The court then went on to examine what would constitute a party being ‘unable to present its case’. The court took note of judgments from the United Kingdom (Minmetals Germany GmbH v. Ferco Steel Ltd. (1999) C.L.C. 647, Eastern European Engineering v. Vijay Consulting (2019) 1 LLR 1 (QBD), Cuckurova Holding A.S. v. Sonera Holding B.V. (2014) UKPC 15), United States (Jorf Lasfar Energy Co. v. AMCI Export Corp. 2008 WL 1228930, Consorcio Rive v. Briggs of Cancun 134 F. Supp 2d 789, the US District Court, E.D. Louisiana, Four Seasons Hotels v. Consorcio Barr S.A. 613 Supp 2d 1362 (S.D. Fla. 2009)), Hong Kong (Nanjing Cereals v. Luckmate Commodities XXI Y.B. Com. Arb. 542 (1996)) and Italy (De Maio Giuseppe v. Interskins Y.B. Comm. Arb.

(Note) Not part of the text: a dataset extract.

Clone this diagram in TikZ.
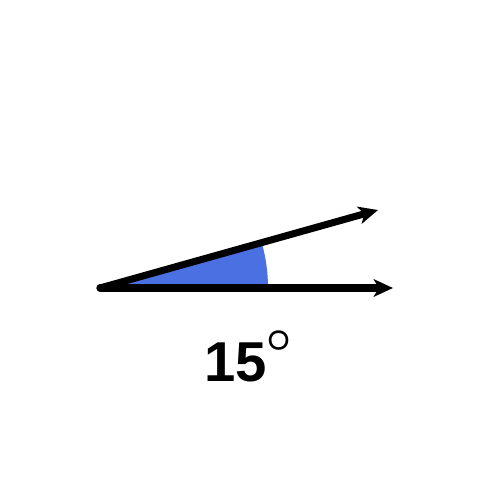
\documentclass[tikz,border=0pt]{standalone}
\usepackage{bm}
\usepackage{fontspec}
\setsansfont{Liberation Sans}
\usetikzlibrary{arrows.meta}
\definecolor{angleblue}{RGB}{74,112,226}

\begin{document}
\begin{tikzpicture}[>={Stealth[length=11pt,width=10pt,inset=3pt]},x=0.02cm,y=-0.02cm]
                \useasboundingbox (0,0) rectangle (496,500);
                \coordinate (O) at (100,288);
                \coordinate (A) at (393,288);
                \coordinate (B) at (378,210);
                \fill [angleblue] (O) -- ++(0:168) arc [start angle=0,end angle=-15.67,radius=168] -- cycle;
                \draw [line width=4pt,line cap=round,->] (O) -- (A);
                \draw [line width=4pt,line cap=round,->] (O) -- (B);
                \node [anchor=base] (lbl) at (248,381) {\fontsize{32}{36}\selectfont\sffamily\bfseries 15\raisebox{17pt}{\fontsize{40}{40}\selectfont$\scriptstyle\bm{\circ}$}};
            \end{tikzpicture}
\end{document}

XXVII (2002) 492) which interpreted this phrase in the context of their domestic arbitration legislations and under Article V(1)(b) NYC and then analysed the facts of the present case. The court noted that the Sir Cooke had provided the Respondent with several opportunities to advance documents and legal submissions in its support. The court noted that, the Respondent had chosen to not participate in the arbitral proceedings in relation to the Second Award until August 2001 and in spite of this, had been granted several time extensions (as requested) and that even submissions made by the Respondent beyond agreed timelines had been taken into account by Sir Cooke before passing his award. The court held that there was no mistake in the conduct of the arbitral proceedings as undertaken by Sir Cooke. Additionally, the court also observed that an enforcing court under Section 48 did not have the power to remand matters back to an ICC arbitrator for him / her to pass a fresh award. Consequently, the Supreme Court enforced the Second Award and allowed Centrotrade’s appeal.